→ **GIVEN REQUEST**: Copy out every line exactly, passing over the pictures.

--- START DATA EXTRACT ---

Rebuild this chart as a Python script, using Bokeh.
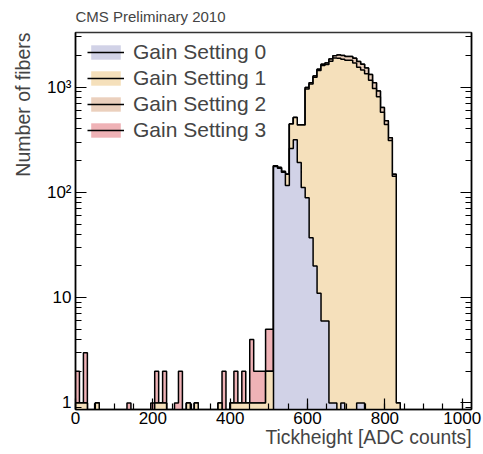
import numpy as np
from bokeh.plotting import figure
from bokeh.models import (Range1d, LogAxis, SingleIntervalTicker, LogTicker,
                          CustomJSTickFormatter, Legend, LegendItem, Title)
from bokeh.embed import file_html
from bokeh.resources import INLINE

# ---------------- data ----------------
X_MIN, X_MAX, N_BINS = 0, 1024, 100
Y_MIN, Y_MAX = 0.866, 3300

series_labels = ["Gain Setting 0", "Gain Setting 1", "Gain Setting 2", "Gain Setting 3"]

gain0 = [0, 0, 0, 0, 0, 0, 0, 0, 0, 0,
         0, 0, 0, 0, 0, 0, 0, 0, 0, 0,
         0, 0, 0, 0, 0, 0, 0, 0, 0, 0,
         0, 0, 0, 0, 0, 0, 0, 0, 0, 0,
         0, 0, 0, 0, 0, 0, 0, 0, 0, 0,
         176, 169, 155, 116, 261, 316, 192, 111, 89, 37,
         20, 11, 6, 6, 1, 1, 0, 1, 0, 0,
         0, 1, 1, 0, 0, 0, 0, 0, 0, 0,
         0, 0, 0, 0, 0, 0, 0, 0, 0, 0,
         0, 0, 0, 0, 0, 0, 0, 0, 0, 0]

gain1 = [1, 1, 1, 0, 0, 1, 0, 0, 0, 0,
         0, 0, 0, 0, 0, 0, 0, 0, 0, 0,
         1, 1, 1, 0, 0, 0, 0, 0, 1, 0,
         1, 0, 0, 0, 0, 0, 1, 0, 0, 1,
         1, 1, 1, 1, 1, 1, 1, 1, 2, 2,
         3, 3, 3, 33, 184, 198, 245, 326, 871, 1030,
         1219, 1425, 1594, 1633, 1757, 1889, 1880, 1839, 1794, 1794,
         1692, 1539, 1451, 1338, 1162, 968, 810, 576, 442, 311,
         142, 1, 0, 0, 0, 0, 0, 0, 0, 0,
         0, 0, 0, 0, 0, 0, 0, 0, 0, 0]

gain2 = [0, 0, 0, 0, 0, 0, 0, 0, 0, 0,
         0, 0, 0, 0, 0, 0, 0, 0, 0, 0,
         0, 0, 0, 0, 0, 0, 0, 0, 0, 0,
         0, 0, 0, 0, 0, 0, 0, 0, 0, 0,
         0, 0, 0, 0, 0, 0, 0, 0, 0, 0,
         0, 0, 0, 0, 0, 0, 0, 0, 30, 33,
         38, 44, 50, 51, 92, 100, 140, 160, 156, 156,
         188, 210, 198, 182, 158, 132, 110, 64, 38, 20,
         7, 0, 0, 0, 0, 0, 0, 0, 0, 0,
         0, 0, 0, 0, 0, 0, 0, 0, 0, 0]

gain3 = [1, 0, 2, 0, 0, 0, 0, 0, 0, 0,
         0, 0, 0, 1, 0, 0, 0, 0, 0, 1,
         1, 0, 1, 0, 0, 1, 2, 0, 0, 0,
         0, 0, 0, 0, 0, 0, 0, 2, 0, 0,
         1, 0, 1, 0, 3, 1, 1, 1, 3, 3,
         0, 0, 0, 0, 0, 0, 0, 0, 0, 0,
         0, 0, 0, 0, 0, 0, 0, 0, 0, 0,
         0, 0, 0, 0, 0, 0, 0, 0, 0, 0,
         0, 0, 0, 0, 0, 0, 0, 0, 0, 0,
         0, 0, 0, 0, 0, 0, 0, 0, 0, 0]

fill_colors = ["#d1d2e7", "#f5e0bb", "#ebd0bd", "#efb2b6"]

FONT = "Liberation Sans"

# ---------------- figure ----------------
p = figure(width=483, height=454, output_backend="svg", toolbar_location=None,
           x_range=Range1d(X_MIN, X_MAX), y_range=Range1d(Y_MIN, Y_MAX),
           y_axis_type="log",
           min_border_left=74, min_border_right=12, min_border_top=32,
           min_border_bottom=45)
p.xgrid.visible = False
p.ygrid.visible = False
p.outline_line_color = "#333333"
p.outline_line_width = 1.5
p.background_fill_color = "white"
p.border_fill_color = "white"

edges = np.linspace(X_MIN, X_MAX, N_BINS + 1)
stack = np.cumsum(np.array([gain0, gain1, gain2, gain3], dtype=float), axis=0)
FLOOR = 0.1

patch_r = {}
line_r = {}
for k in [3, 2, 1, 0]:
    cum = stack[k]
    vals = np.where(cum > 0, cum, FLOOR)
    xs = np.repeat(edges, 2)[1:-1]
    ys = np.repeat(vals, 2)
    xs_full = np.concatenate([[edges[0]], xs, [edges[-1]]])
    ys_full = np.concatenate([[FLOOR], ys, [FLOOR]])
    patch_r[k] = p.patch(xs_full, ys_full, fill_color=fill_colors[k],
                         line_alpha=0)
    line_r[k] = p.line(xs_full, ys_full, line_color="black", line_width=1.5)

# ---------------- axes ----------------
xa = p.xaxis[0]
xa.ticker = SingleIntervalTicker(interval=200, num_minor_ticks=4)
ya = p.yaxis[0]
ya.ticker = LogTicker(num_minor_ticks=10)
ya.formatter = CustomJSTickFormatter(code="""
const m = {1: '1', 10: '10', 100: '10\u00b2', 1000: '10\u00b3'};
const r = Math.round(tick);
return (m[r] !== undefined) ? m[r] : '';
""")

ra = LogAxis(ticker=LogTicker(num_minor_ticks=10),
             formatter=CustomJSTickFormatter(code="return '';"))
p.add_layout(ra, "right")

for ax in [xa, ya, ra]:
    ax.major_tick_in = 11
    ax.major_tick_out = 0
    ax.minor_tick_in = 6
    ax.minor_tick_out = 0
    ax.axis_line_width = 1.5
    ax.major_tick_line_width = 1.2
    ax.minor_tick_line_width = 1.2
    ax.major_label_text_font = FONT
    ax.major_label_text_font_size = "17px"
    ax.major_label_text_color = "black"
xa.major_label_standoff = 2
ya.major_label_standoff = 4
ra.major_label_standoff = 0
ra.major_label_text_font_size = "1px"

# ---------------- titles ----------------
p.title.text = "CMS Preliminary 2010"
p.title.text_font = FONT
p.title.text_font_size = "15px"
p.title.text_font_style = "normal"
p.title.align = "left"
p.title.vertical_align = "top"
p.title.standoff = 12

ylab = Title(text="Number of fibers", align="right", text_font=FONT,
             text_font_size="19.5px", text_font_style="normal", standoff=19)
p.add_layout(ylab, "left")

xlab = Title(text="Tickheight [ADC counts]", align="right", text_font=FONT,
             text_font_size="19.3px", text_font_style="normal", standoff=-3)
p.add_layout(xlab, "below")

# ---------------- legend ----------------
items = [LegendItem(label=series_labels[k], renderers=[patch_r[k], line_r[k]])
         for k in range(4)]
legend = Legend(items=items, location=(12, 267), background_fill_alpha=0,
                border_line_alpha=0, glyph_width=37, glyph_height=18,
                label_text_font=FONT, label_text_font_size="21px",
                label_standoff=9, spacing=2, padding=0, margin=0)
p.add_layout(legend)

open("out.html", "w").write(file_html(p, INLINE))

--- END DATA EXTRACT ---

→ **COMPLETE RESPONSE**:
Rebuild this chart as a Python script, using Bokeh.
import numpy as np
from bokeh.plotting import figure
from bokeh.models import (Range1d, LogAxis, SingleIntervalTicker, LogTicker,
                          CustomJSTickFormatter, Legend, LegendItem, Title)
from bokeh.embed import file_html
from bokeh.resources import INLINE

# ---------------- data ----------------
X_MIN, X_MAX, N_BINS = 0, 1024, 100
Y_MIN, Y_MAX = 0.866, 3300

series_labels = ["Gain Setting 0", "Gain Setting 1", "Gain Setting 2", "Gain Setting 3"]

gain0 = [0, 0, 0, 0, 0, 0, 0, 0, 0, 0,
         0, 0, 0, 0, 0, 0, 0, 0, 0, 0,
         0, 0, 0, 0, 0, 0, 0, 0, 0, 0,
         0, 0, 0, 0, 0, 0, 0, 0, 0, 0,
         0, 0, 0, 0, 0, 0, 0, 0, 0, 0,
         176, 169, 155, 116, 261, 316, 192, 111, 89, 37,
         20, 11, 6, 6, 1, 1, 0, 1, 0, 0,
         0, 1, 1, 0, 0, 0, 0, 0, 0, 0,
         0, 0, 0, 0, 0, 0, 0, 0, 0, 0,
         0, 0, 0, 0, 0, 0, 0, 0, 0, 0]

gain1 = [1, 1, 1, 0, 0, 1, 0, 0, 0, 0,
         0, 0, 0, 0, 0, 0, 0, 0, 0, 0,
         1, 1, 1, 0, 0, 0, 0, 0, 1, 0,
         1, 0, 0, 0, 0, 0, 1, 0, 0, 1,
         1, 1, 1, 1, 1, 1, 1, 1, 2, 2,
         3, 3, 3, 33, 184, 198, 245, 326, 871, 1030,
         1219, 1425, 1594, 1633, 1757, 1889, 1880, 1839, 1794, 1794,
         1692, 1539, 1451, 1338, 1162, 968, 810, 576, 442, 311,
         142, 1, 0, 0, 0, 0, 0, 0, 0, 0,
         0, 0, 0, 0, 0, 0, 0, 0, 0, 0]

gain2 = [0, 0, 0, 0, 0, 0, 0, 0, 0, 0,
         0, 0, 0, 0, 0, 0, 0, 0, 0, 0,
         0, 0, 0, 0, 0, 0, 0, 0, 0, 0,
         0, 0, 0, 0, 0, 0, 0, 0, 0, 0,
         0, 0, 0, 0, 0, 0, 0, 0, 0, 0,
         0, 0, 0, 0, 0, 0, 0, 0, 30, 33,
         38, 44, 50, 51, 92, 100, 140, 160, 156, 156,
         188, 210, 198, 182, 158, 132, 110, 64, 38, 20,
         7, 0, 0, 0, 0, 0, 0, 0, 0, 0,
         0, 0, 0, 0, 0, 0, 0, 0, 0, 0]

gain3 = [1, 0, 2, 0, 0, 0, 0, 0, 0, 0,
         0, 0, 0, 1, 0, 0, 0, 0, 0, 1,
         1, 0, 1, 0, 0, 1, 2, 0, 0, 0,
         0, 0, 0, 0, 0, 0, 0, 2, 0, 0,
         1, 0, 1, 0, 3, 1, 1, 1, 3, 3,
         0, 0, 0, 0, 0, 0, 0, 0, 0, 0,
         0, 0, 0, 0, 0, 0, 0, 0, 0, 0,
         0, 0, 0, 0, 0, 0, 0, 0, 0, 0,
         0, 0, 0, 0, 0, 0, 0, 0, 0, 0,
         0, 0, 0, 0, 0, 0, 0, 0, 0, 0]

fill_colors = ["#d1d2e7", "#f5e0bb", "#ebd0bd", "#efb2b6"]

FONT = "Liberation Sans"

# ---------------- figure ----------------
p = figure(width=483, height=454, output_backend="svg", toolbar_location=None,
           x_range=Range1d(X_MIN, X_MAX), y_range=Range1d(Y_MIN, Y_MAX),
           y_axis_type="log",
           min_border_left=74, min_border_right=12, min_border_top=32,
           min_border_bottom=45)
p.xgrid.visible = False
p.ygrid.visible = False
p.outline_line_color = "#333333"
p.outline_line_width = 1.5
p.background_fill_color = "white"
p.border_fill_color = "white"

edges = np.linspace(X_MIN, X_MAX, N_BINS + 1)
stack = np.cumsum(np.array([gain0, gain1, gain2, gain3], dtype=float), axis=0)
FLOOR = 0.1

patch_r = {}
line_r = {}
for k in [3, 2, 1, 0]:
    cum = stack[k]
    vals = np.where(cum > 0, cum, FLOOR)
    xs = np.repeat(edges, 2)[1:-1]
    ys = np.repeat(vals, 2)
    xs_full = np.concatenate([[edges[0]], xs, [edges[-1]]])
    ys_full = np.concatenate([[FLOOR], ys, [FLOOR]])
    patch_r[k] = p.patch(xs_full, ys_full, fill_color=fill_colors[k],
                         line_alpha=0)
    line_r[k] = p.line(xs_full, ys_full, line_color="black", line_width=1.5)

# ---------------- axes ----------------
xa = p.xaxis[0]
xa.ticker = SingleIntervalTicker(interval=200, num_minor_ticks=4)
ya = p.yaxis[0]
ya.ticker = LogTicker(num_minor_ticks=10)
ya.formatter = CustomJSTickFormatter(code="""
const m = {1: '1', 10: '10', 100: '10\u00b2', 1000: '10\u00b3'};
const r = Math.round(tick);
return (m[r] !== undefined) ? m[r] : '';
""")

ra = LogAxis(ticker=LogTicker(num_minor_ticks=10),
             formatter=CustomJSTickFormatter(code="return '';"))
p.add_layout(ra, "right")

for ax in [xa, ya, ra]:
    ax.major_tick_in = 11
    ax.major_tick_out = 0
    ax.minor_tick_in = 6
    ax.minor_tick_out = 0
    ax.axis_line_width = 1.5
    ax.major_tick_line_width = 1.2
    ax.minor_tick_line_width = 1.2
    ax.major_label_text_font = FONT
    ax.major_label_text_font_size = "17px"
    ax.major_label_text_color = "black"
xa.major_label_standoff = 2
ya.major_label_standoff = 4
ra.major_label_standoff = 0
ra.major_label_text_font_size = "1px"

# ---------------- titles ----------------
p.title.text = "CMS Preliminary 2010"
p.title.text_font = FONT
p.title.text_font_size = "15px"
p.title.text_font_style = "normal"
p.title.align = "left"
p.title.vertical_align = "top"
p.title.standoff = 12

ylab = Title(text="Number of fibers", align="right", text_font=FONT,
             text_font_size="19.5px", text_font_style="normal", standoff=19)
p.add_layout(ylab, "left")

xlab = Title(text="Tickheight [ADC counts]", align="right", text_font=FONT,
             text_font_size="19.3px", text_font_style="normal", standoff=-3)
p.add_layout(xlab, "below")

# ---------------- legend ----------------
items = [LegendItem(label=series_labels[k], renderers=[patch_r[k], line_r[k]])
         for k in range(4)]
legend = Legend(items=items, location=(12, 267), background_fill_alpha=0,
                border_line_alpha=0, glyph_width=37, glyph_height=18,
                label_text_font=FONT, label_text_font_size="21px",
                label_standoff=9, spacing=2, padding=0, margin=0)
p.add_layout(legend)

open("out.html", "w").write(file_html(p, INLINE))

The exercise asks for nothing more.